Elle insiste : elle veut être un
instrument parmi d'autres, et non pas poussée artificiellement au premier plan.
« Lorsque je chante, je dialogue avant tout avec la clarinette et l'alto. » La
musique est d'abord une conversation, un échange, une transmutation, un art des
renversements, le contraire, donc, de la publicité ou de la propagande. Elle
doit laisser place à l'improvisation, à l'invention des cadences. « Le
récitatif est une école de liberté. Sur scène, il défile dans ma tête comme je
le parlerais dans la vie. J'attend alors de mes accompagnateurs — le
clavecin ou l'orchestre — qu'ils réagissent à mon écoute. Cet art repose
sur la flexibilité des musiciens qui devraient avoir la musique dans les
doigts, dans l'archet, et les paroles dans la bouche. Et réciproquement. » Elle
demande conseil à Harnoncourt. Il lui dit : « Écoute, entends ce que
l'orchestre te suggère avant d'entamer ta phrase. C'est lui qui te parle. »
Encore une fois, la grande erreur, la contre-révolution puritaine auront été de
vouloir tout codifier en séparant la musique des mots. « Si vous lisez un
manuscrit de Mozart, mis à part quelques piano et quelques forte, vous y trouverez
très peu d'indications ; c'est à vous de créer la dynamique, comme dans tout ce
qui a été composé auparavant. À cette époque le rapport entre le texte et la
musique est aussi remarquable. L'esprit de la partition se perçoit à travers
chaque mot. » Ce qui plaît à Cecilia dans Mozart, c'est sa simplicité. Elle entre en lévitation, dit-elle, dès la première
note. Et ceci : « Mozart a composé toutes les étapes de l'évolution
psychologique d'une femme. » Qui a fait mieux ? Personne. Elle approuve l'«
indulgence » des dernières paroles de Cosi fan tutte : «
Heureux est l'homme qui prend chaque chose du bon côté. Et, à travers les
vicissitudes de la vie, se laisse guider par sa raison. » Elle a chanté
Chérubin, Fiordiligi, Dorabella, Suzanna. Son rêve ? Dans une autre vie, chanter le
rôle de Don Giovanni. Là, elle rit.
Elle aime le poisson, les
artichauts, les pâtes, l'huile d'olive, le vin rouge. Elle parle avec
compréhension et animation, vous écoute de près, répond là où vous placez votre
voix, fait bouger ses mains quand ça l'intéresse. Elle est, bien entendu,
extrêmement intelligente. Et, par conséquent, indulgente. Par téléphone, elle
achète des partitions originales des XVIIe et XVIIIe siècles. Elle travaille beaucoup, elle déchiffre, elle lit. Elle « atmosphérise » l'écriture de ce qu'elle doit chanter. «
J'entreprends d'abord une enquête historique sur les conditions de la création.

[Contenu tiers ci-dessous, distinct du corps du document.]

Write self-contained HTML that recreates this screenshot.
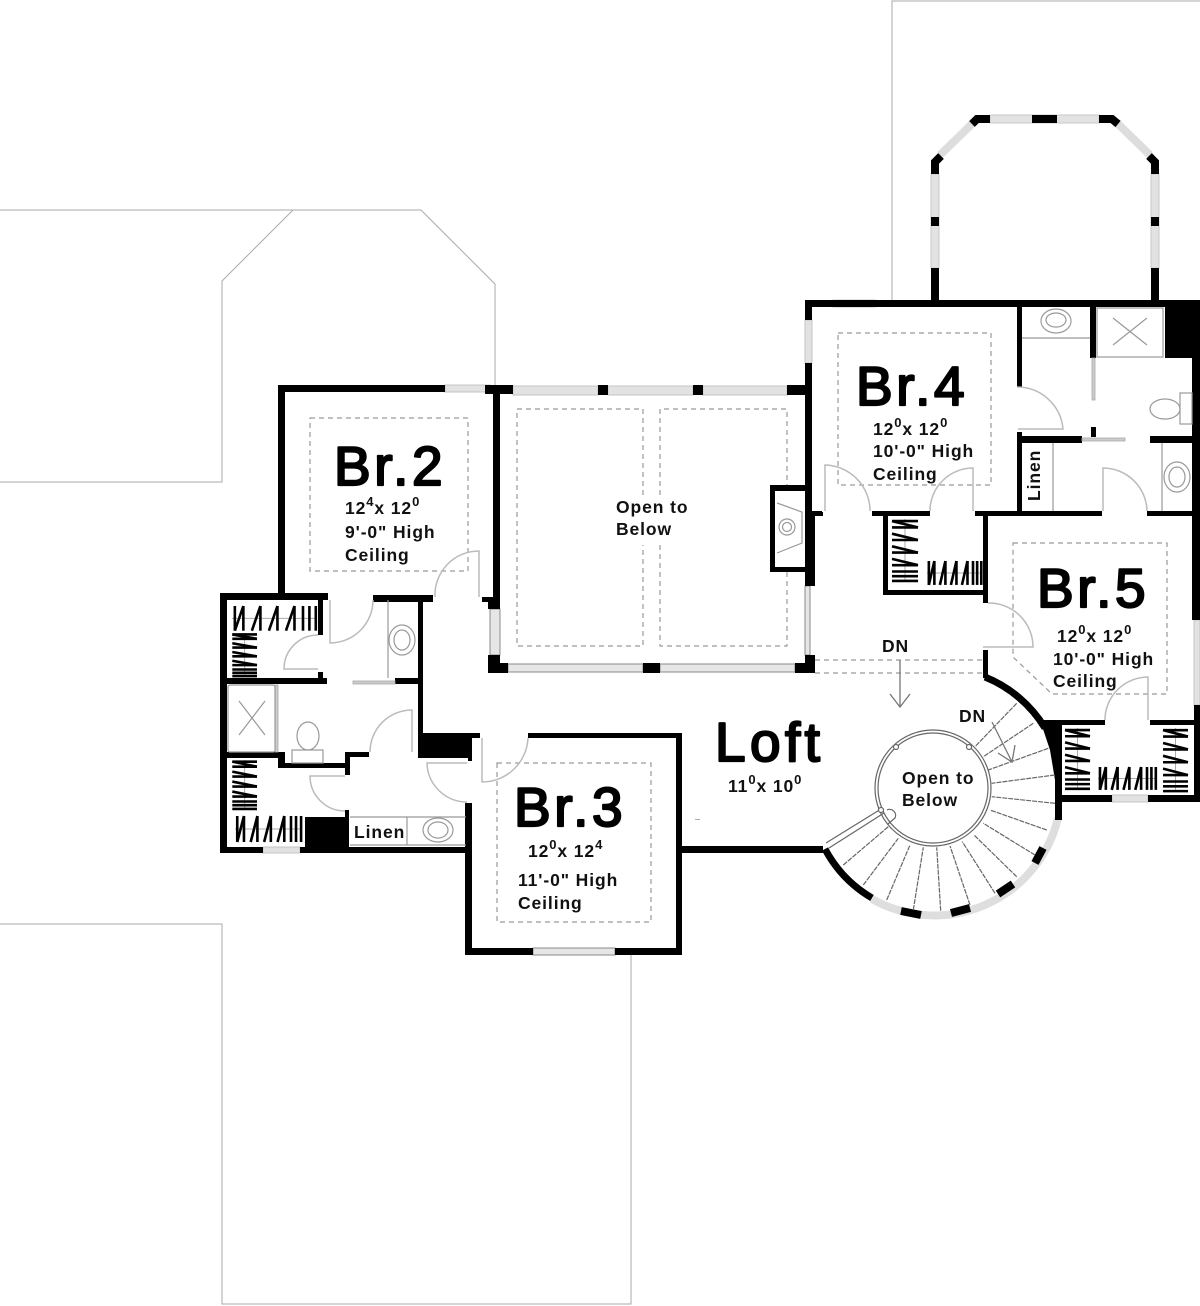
<!DOCTYPE html>
<html><head><meta charset="utf-8"><title>Second floor plan</title>
<style>
html,body{margin:0;padding:0;background:#fff}
svg{display:block;filter:blur(.35px)}
text{font-family:"Liberation Sans",sans-serif;font-weight:bold;fill:#111}
.big{font-size:55px;font-weight:normal;letter-spacing:3.6px;fill:#000;stroke:#000;stroke-width:2.2px;stroke-linejoin:round}
.loft{letter-spacing:4.4px}
.s{font-size:17.5px;letter-spacing:.9px}
.sup{font-size:13px}
.thin{fill:none;stroke:#aaa;stroke-width:1}
.dash{fill:none;stroke:#999;stroke-width:1.2;stroke-dasharray:5 4}
.door{fill:none;stroke:#bbb;stroke-width:1.5}
.fx{fill:none;stroke:#999;stroke-width:1.2}
.win{fill:#e2e2e2;stroke:#c4c4c4;stroke-width:1}
.winb{fill:#e6e6e6;stroke:#8a8a8a;stroke-width:1}
.tread{stroke:#666;stroke-width:1.2;stroke-dasharray:5 1;fill:none}
</style></head><body>
<svg xmlns="http://www.w3.org/2000/svg" width="1200" height="1306" viewBox="0 0 1200 1306">
<defs>
<g id="hang">
<line x1="0" y1="13" x2="60" y2="13" stroke="#aaa" stroke-width="1" vector-effect="non-scaling-stroke"/>
<g stroke="#000" stroke-width="2.6" fill="none">
<line x1="2" y1="26" x2="2" y2="0" vector-effect="non-scaling-stroke"/>
<line x1="2" y1="26" x2="8" y2="0" vector-effect="non-scaling-stroke"/>
<line x1="8" y1="26" x2="8" y2="0" vector-effect="non-scaling-stroke"/>
<line x1="14" y1="26" x2="20" y2="0" vector-effect="non-scaling-stroke"/>
<line x1="20" y1="26" x2="20" y2="0" vector-effect="non-scaling-stroke"/>
<line x1="26" y1="26" x2="32" y2="0" vector-effect="non-scaling-stroke"/>
<line x1="32" y1="26" x2="32" y2="0" vector-effect="non-scaling-stroke"/>
<line x1="38" y1="26" x2="44" y2="0" vector-effect="non-scaling-stroke"/>
<line x1="44" y1="26" x2="44" y2="0" vector-effect="non-scaling-stroke"/>
<line x1="50" y1="26" x2="50" y2="0" vector-effect="non-scaling-stroke"/>
<line x1="54.5" y1="26" x2="54.5" y2="0" vector-effect="non-scaling-stroke"/>
<line x1="59" y1="26" x2="59" y2="0" vector-effect="non-scaling-stroke"/>
</g>
</g>
</defs>
<rect width="1200" height="1306" fill="#fff"/>

<!-- roof outlines -->
<path class="thin" d="M892 300V1H1200"/>
<path class="thin" d="M0 210H293L222 281V482H0"/>
<path class="thin" d="M293 210H421L495 284V388"/>
<path class="thin" d="M0 924H222V1304H631V955"/>

<!-- dashed ceilings -->
<rect class="dash" x="310" y="418" width="158" height="153"/>
<rect class="dash" x="497" y="763" width="154" height="159"/>
<rect class="dash" x="838" y="333" width="153" height="152"/>
<path class="dash" d="M1013 543H1167V694H1052L1013 657Z"/>
<path class="dash" d="M643 495V409H517V646H643V545"/>
<path class="dash" d="M660 495V409H787V485M787 572V646H660V545"/>
<path class="dash" d="M815 660H983M815 673H983"/>

<!-- bay -->
<g fill="#e2e2e2" stroke="#c8c8c8">
<rect x="931" y="174" width="8" height="94"/>
<rect x="1151" y="174" width="8" height="94"/>
<rect x="990" y="115" width="109" height="8"/>
</g>
<path d="M940 155L974 122M1150 155L1116 122" stroke="#ddd" stroke-width="8" fill="none"/>
<g fill="none" stroke="#000" stroke-width="8">
<path d="M935 174V162L941 156"/>
<path d="M1155 174V162L1149 156"/>
<path d="M972 124L977 119H990"/>
<path d="M1118 124L1112 119H1099"/>
</g>
<g fill="#000">
<rect x="1032" y="115" width="25" height="8"/>
<rect x="931" y="217" width="8" height="9"/>
<rect x="1151" y="217" width="8" height="9"/>
<rect x="931" y="268" width="8" height="34"/>
<rect x="1151" y="268" width="8" height="34"/>
</g>

<!-- windows -->
<rect class="win" x="445" y="385" width="45" height="7"/>
<rect class="win" x="513" y="386" width="85" height="9"/>
<rect class="win" x="608" y="386" width="85" height="9"/>
<rect class="win" x="703" y="386" width="84" height="9"/>
<rect class="winb" x="490" y="609" width="10" height="46"/>
<rect class="winb" x="508" y="664" width="135" height="8"/>
<rect class="winb" x="660" y="664" width="135" height="8"/>
<rect class="winb" x="805" y="586" width="5" height="69"/>
<rect class="win" x="833" y="300" width="42" height="7"/>
<rect class="win" x="805" y="320" width="7" height="43"/>
<rect class="win" x="1194" y="620" width="6" height="85"/>
<rect class="win" x="1112" y="795" width="36" height="7"/>
<rect class="win" x="263" y="847" width="37" height="6"/>
<rect class="winb" x="533" y="948" width="82" height="7"/>

<!-- stair arc windows -->
<path d="M1058 818A127 127 0 0 1 872 899" fill="none" stroke="#dedede" stroke-width="8"/>

<!-- walls -->
<g fill="#000">
<rect x="805" y="300" width="395" height="7"/>
<rect x="805" y="300" width="7" height="20"/>
<rect x="805" y="363" width="7" height="223"/>
<rect x="1017" y="307" width="5" height="80"/>
<rect x="1017" y="432" width="5" height="80"/>
<rect x="1022" y="436" width="60" height="7"/>
<rect x="1150" y="436" width="42" height="7"/>
<rect x="1090" y="307" width="6" height="51"/>
<rect x="1091" y="427" width="5" height="10"/>
<rect x="1165" y="307" width="35" height="51"/>
<rect x="1192" y="307" width="8" height="313"/>
<rect x="1194" y="705" width="6" height="97"/>
<rect x="805" y="511" width="17" height="5"/>
<rect x="872" y="511" width="58" height="5"/>
<rect x="975" y="511" width="127" height="5"/>
<rect x="1147" y="511" width="48" height="5"/>
<rect x="883" y="516" width="5" height="79"/>
<rect x="883" y="590" width="105" height="5"/>
<rect x="983" y="511" width="5" height="92"/>
<rect x="983" y="650" width="5" height="28"/>
<rect x="1040" y="720" width="65" height="5"/>
<rect x="1150" y="720" width="50" height="5"/>
<polygon points="1040,720 1062,720 1062,780 1055,780 1050,750"/>
<rect x="1055" y="770" width="7" height="50"/>
<rect x="1062" y="795" width="50" height="7"/>
<rect x="1148" y="795" width="52" height="7"/>
<rect x="485" y="385" width="28" height="9"/>
<rect x="493" y="385" width="7" height="224"/>
<rect x="482" y="597" width="16" height="5"/>
<rect x="488" y="602" width="11" height="7"/>
<rect x="598" y="385" width="10" height="10"/>
<rect x="693" y="385" width="10" height="10"/>
<rect x="787" y="385" width="18" height="10"/>
<path d="M488 655H500V663H508V673H488Z"/>
<rect x="643" y="663" width="17" height="10"/>
<path d="M805 655H815V673H795V663H805Z"/>
<rect x="770" y="485" width="35" height="6"/>
<rect x="770" y="485" width="5" height="87"/>
<rect x="770" y="567" width="35" height="5"/>
<rect x="805" y="513" width="10" height="73"/>
<rect x="813" y="512" width="10" height="4"/>
<rect x="278" y="385" width="167" height="7"/>
<rect x="278" y="385" width="7" height="210"/>
<rect x="220" y="593" width="108" height="7"/>
<rect x="220" y="593" width="7" height="260"/>
<rect x="318" y="600" width="5" height="35"/>
<rect x="318" y="672" width="5" height="9"/>
<rect x="227" y="678" width="100" height="6"/>
<rect x="373" y="595" width="60" height="7"/>
<rect x="418" y="595" width="5" height="140"/>
<rect x="395" y="678" width="23" height="6"/>
<rect x="423" y="733" width="57" height="5"/>
<rect x="418" y="733" width="50" height="25"/>
<rect x="468" y="733" width="4" height="28"/>
<rect x="227" y="752" width="53" height="6"/>
<rect x="278" y="752" width="7" height="16"/>
<rect x="278" y="763" width="72" height="5"/>
<rect x="345" y="752" width="5" height="23"/>
<rect x="345" y="752" width="24" height="5"/>
<rect x="345" y="810" width="4" height="10"/>
<rect x="305" y="817" width="44" height="32"/>
<rect x="220" y="847" width="43" height="6"/>
<rect x="300" y="847" width="170" height="6"/>
<rect x="465" y="803" width="7" height="152"/>
<rect x="465" y="948" width="68" height="7"/>
<rect x="615" y="948" width="67" height="7"/>
<rect x="676" y="733" width="6" height="222"/>
<rect x="528" y="733" width="154" height="5"/>
<rect x="682" y="846" width="141" height="7"/>
</g>
<g fill="none" stroke="#000">
<path d="M985 677A125 125 0 0 1 1045 728" stroke-width="7"/>
<path d="M825 849A125 125 0 0 0 872 898" stroke-width="7"/>
<path d="M1043 848L1035 863M1013 884L998 894M970 908L951 913M921 915L901 911" stroke-width="8"/>
</g>
<rect x="695" y="819" width="5" height="1" fill="#aaa"/>

<!-- doors -->
<g class="door">
<path d="M1018 429H1063A46 46 0 0 0 1017 387"/>
<path d="M825 511V465A46 46 0 0 1 870 511"/>
<path d="M973 511V468A43 43 0 0 0 930 511"/>
<path d="M1103 511V468A44 44 0 0 1 1147 511"/>
<path d="M983 647H1033A44 44 0 0 0 988 603"/>
<path d="M1148 720V677A43 43 0 0 0 1105 720"/>
<path d="M479 597V551A44 44 0 0 0 435 597"/>
<path d="M482 738V782A46 46 0 0 0 528 738"/>
<path d="M330 600V643A43 43 0 0 0 373 600"/>
<path d="M318 669H284A34 34 0 0 1 318 635"/>
<path d="M412 752V710A42 42 0 0 0 370 752"/>
<path d="M345 776H310A35 35 0 0 0 345 811"/>
<path d="M467 763H427A40 40 0 0 0 467 802"/>
</g>

<!-- pocket doors -->
<g fill="#ccc" stroke="#aaa" stroke-width=".8">
<rect x="1092" y="358" width="3" height="42"/>
<rect x="1082" y="438" width="43" height="3"/>
<rect x="353" y="681" width="42" height="3"/>
<rect x="275" y="685" width="3" height="67"/>
</g>

<!-- fixtures -->
<g class="fx">
<path d="M1022 338H1090"/>
<ellipse cx="1056" cy="321" rx="15" ry="12"/><ellipse cx="1056" cy="320" rx="10" ry="7"/>
<rect x="1097" y="308" width="66" height="49"/>
<path d="M1113 318L1147 345M1147 318L1113 345"/>
<ellipse cx="1165" cy="409" rx="15" ry="10"/>
<rect x="1180" y="393" width="12" height="31"/>
<path d="M1162 443V511M1053 443V511"/>
<ellipse cx="1177" cy="477" rx="13" ry="15"/><ellipse cx="1177" cy="477" rx="8" ry="10"/>
<path d="M388 600V678"/>
<ellipse cx="402" cy="640" rx="13" ry="15"/><ellipse cx="402" cy="640" rx="8" ry="10"/>
<rect x="228" y="685" width="47" height="67" rx="2"/>
<path d="M239 701L265 735M265 701L239 735"/>
<ellipse cx="308" cy="736" rx="11" ry="14"/>
<rect x="292" y="750" width="31" height="13"/>
<path d="M350 817H466M350 845H466M407 817V845"/>
<ellipse cx="438" cy="830" rx="15" ry="12"/><ellipse cx="438" cy="830" rx="10" ry="8"/>
<path d="M777 503L802 512V543L777 553"/>
<circle cx="787" cy="527" r="8"/><circle cx="787" cy="527" r="4.5"/>
</g>

<!-- closets -->
<use href="#hang" transform="translate(232,606) scale(1.42,.95)"/>
<use href="#hang" transform="translate(257,633) rotate(90) scale(.73,.95)"/>
<use href="#hang" transform="translate(257,760) rotate(90) scale(.83,.95)"/>
<use href="#hang" transform="translate(235,816) scale(1.12,1)"/>
<use href="#hang" transform="translate(918,519) rotate(90) scale(1.05,1)"/>
<use href="#hang" transform="translate(927,561) scale(.92,.92)"/>
<use href="#hang" transform="translate(1090,728) rotate(90) scale(1.03,.96)"/>
<use href="#hang" transform="translate(1098,767) scale(.98,.88)"/>
<use href="#hang" transform="translate(1188,728) rotate(90) scale(1.07,.96)"/>

<!-- stairs -->
<g class="tread">
<path d="M1016.7 703.3L975 746.7M1033.3 723.3L983.3 756.7M1048.3 748.3L988.3 770M1055 775L991.7 783.3M1055 803.3L991.7 796.7M1046.7 830L990 810M1035 855L983.3 823.3M1016.7 876.7L974 835M995 893.3L962.3 841.7M970 905L950 846M940.7 910.7L936.7 847.3M913.3 910L923.3 847.3M886.7 900L910 845M863.3 885L898.3 838.3M843.3 865L888.3 826.7"/>
</g>
<g fill="none" stroke="#666" stroke-width="1.2">
<circle cx="933" cy="788" r="55"/>
<circle cx="933" cy="788" r="58"/>
<path d="M881 809L826 843M884 813L829 848"/>
<path d="M887 810A6 6 0 0 1 895 818L888 824"/>
<circle cx="896" cy="747" r="2.5" fill="#fff"/>
<circle cx="969" cy="747" r="2.5" fill="#fff"/>
<circle cx="881" cy="810" r="2.5" fill="#fff"/>
</g>
<g fill="none" stroke="#777" stroke-width="1.3">
<path d="M900 660V706M890 694L900 707L910 694"/>
<path d="M992 722L1012 762M998 753L1012 762L1015 745"/>
</g>

<!-- labels -->
<text class="big" x="334" y="485">Br.2</text>
<text class="s" x="345" y="514">12<tspan class="sup" dy="-8">4</tspan><tspan dy="8">x 12</tspan><tspan class="sup" dy="-8">0</tspan></text>
<text class="s" x="345" y="538">9'-0" High</text>
<text class="s" x="345" y="561">Ceiling</text>

<text class="big" x="514" y="826">Br.3</text>
<text class="s" x="528" y="857">12<tspan class="sup" dy="-8">0</tspan><tspan dy="8">x 12</tspan><tspan class="sup" dy="-8">4</tspan></text>
<text class="s" x="518" y="886">11'-0" High</text>
<text class="s" x="518" y="909">Ceiling</text>

<text class="big" x="856" y="405">Br.4</text>
<text class="s" x="873" y="435">12<tspan class="sup" dy="-8">0</tspan><tspan dy="8">x 12</tspan><tspan class="sup" dy="-8">0</tspan></text>
<text class="s" x="873" y="457">10'-0" High</text>
<text class="s" x="873" y="480">Ceiling</text>

<text class="big" x="1037" y="607">Br.5</text>
<text class="s" x="1057" y="642">12<tspan class="sup" dy="-8">0</tspan><tspan dy="8">x 12</tspan><tspan class="sup" dy="-8">0</tspan></text>
<text class="s" x="1053" y="665">10'-0" High</text>
<text class="s" x="1053" y="687">Ceiling</text>

<text class="big loft" x="715" y="761">Loft</text>
<text class="s" x="728" y="792">11<tspan class="sup" dy="-8">0</tspan><tspan dy="8">x 10</tspan><tspan class="sup" dy="-8">0</tspan></text>

<text class="s" x="616" y="513">Open to</text>
<text class="s" x="616" y="535">Below</text>
<text class="s" x="902" y="784">Open to</text>
<text class="s" x="902" y="806">Below</text>
<text class="s" x="882" y="652">DN</text>
<text class="s" x="959" y="722">DN</text>
<text class="s" x="354" y="838">Linen</text>
<text class="s" transform="translate(1040,501) rotate(-90)">Linen</text>
</svg>
</body></html>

Le compositeur était-il pressé par le temps, en manque d'argent, amoureux de la
cantatrice, avec quelle nervosité a-t-il griffonné sa partition ? Puis je
tourne autour du personnage, le prends, l'abandonne. Tout l'art du ragoût :
faire mitonner, laisser refroidir, puis réchauffer. Sans fin. » Sans fin est l'expression fondamentale.
Quand j'écrivais certains de mes romans, à Venise, je pensais parfois que tout
ce que j'évoquais, j'espérais, ne se produirait jamais plus dans la réalité
future. Cecilia devait alors avoir huit ou dix ans. Elle est là, maintenant,
elle incarne les passions pour lesquelles je donnerais volontiers ma vie.